L’ombra che mi
cammina accanto
di Barroux
Clichy, 2023
Traduzione di Francesca Ciuffi
pp. 136
€ 22,00
Conoscevo Barroux solo per le sue storie per l’infanzia. Resto
quindi folgorata dalla maturità,
tematica ed espressiva, di questo graphic
novel fortemente autobiografico. L’ombra
che mi cammina accanto è, per l’autore, quella di un fratello morto anzitempo, in circostanze poco chiare e molto
lontano da casa. Solo dopo la sua scomparsa arriva alla famiglia una cartolina:
una serie di nomi di località brasiliane segnalano le ultime tappe del suo
viaggio, o forse solo delle chimere. Sono queste ultime a mettere in movimento,
a spingere in un viaggio che è allo stesso tempo di ricerca, di formazione, di
elaborazione del proprio lutto.
Il Brasile che accoglie
il protagonista è rarefatto,
contraddittorio. La dimensione esasperata della festa lascia spazio a una violenza serpeggiante e sotterranea,
che emerge nel grottesco di alcuni dettagli (un folle che balla da solo nel
deserto, le viscere di un cavallo morto, carcasse d’auto abbandonate sul ciglio
della strada). Il carnevale rivela la sua valenza inquietante, le maschere
appaiono teschi nel baluginare dei falò e il rollio dei tamburi. Non si capisce
mai, del resto, se tutto ciò sia reale, o non piuttosto il frutto dell’angoscia
del protagonista. Tutto si fa riflesso, correlativo
oggettivo, del dolore che grava su di lui, che lo lascia a volte stordito,
a volte impantanato come nelle sabbie mobili.
Il cromatismo scelto da
Barroux asseconda e alimenta questa percezione: i colori della giornata, i
gialli e gli azzurri tenui, si contrappongono violentemente alle notti blu e
nere, in cui trionfa la solitudine, i pensieri cupi e opprimenti come un cielo
che sembra sempre più pesante. Il rosso, l’arancio sono le tinte del ricordo e
della disperazione, della rabbia che divampa come un incendio, del dramma che
si trascina nel presente e non si attutisce nonostante il tempo trascorso,
dell’estraneità che porta a muoversi
nel mondo come gli spettri di se stessi.
Turbano i giorni del cammino frammenti di ricordi condivisi, di una vita trascorsa senza scossoni dall’intera
famiglia, fino alla telefonata che avrebbe cambiato tutto. Due caratteri
opposti: più quieto, razionale, quello dell’autore, più impulsivo quello del
fratello (“come un tossico, per il surf
rischiavi tutto”). Il rimpianto
di non essere partito con lui, di non aver contribuito a tracciare una via
diversa. Il Brasile è pieno di fantasmi,
gli ricorda un uomo incontrato lungo la via. Barroux li sente sussurrare nella
brezza della sera. Non gli dovrebbe essere difficile ritrovare il proprio. Solo
a tratti riemerge il dubbio: nel
sentire il tono preoccupato della madre al telefono, nel vedere la labilità
delle tracce lasciate dal defunto. A tratti, nella solitudine del proprio
pensiero irrequieto, è inevitabile per lui scivolare verso la seconda persona
singolare.
“Che ci faccio qui?” si chiede. “Cammino sulle orme di un fratello morto. Mi aggrappo come posso ai ricordi che ho di te”.

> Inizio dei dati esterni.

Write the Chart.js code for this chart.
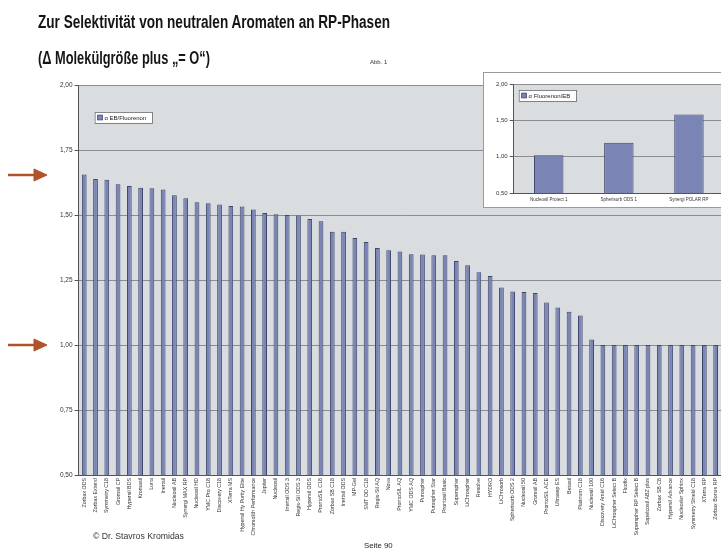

Calcare le sue orme, immaginare i suoi ultimi passi, le sue ultime
ore, è un modo per sentirlo più vicino,
ma anche per capire meglio se stesso, per ritrovarsi in mezzo alla sofferenza. A tratti i loro destini sembrano sovrapporsi, per poi tornare ad
allontanarsi: a São Luis un’aggressione viene sventata per una casualità: “la storia si ripete, tranne che io non sono
mio fratello. Non sono morto”. È forse l’essere
vivo il fardello più complesso da portare, ma è anche il dono più grande. I
vivi devono riappacificarsi con la memoria di chi è mancato, trovare il
coraggio di lasciarli andare, di
seppellirli, di fare di loro delle ombre
che accompagnano, invece che dei pesi che affondano.
Barroux riesce nell’intento non scontato di comporre un’opera intimista e universale,
concreta e metaforica, di grande bellezza visiva. Il coraggio della narrazione,
dell’esplorazione del proprio intimo, che emerge nitido dalle tavole porta con
sé, dal peso iniziale, la leggerezza imprevista dei fiocchi di neve nelle lande
che circondano Belém. Il momento del congedo avviene a bordo d’acqua, sul
Rio delle Amazzoni, alla fine del viaggio. La distesa quieta e celeste può
allora diventare preludio alla pace agognata.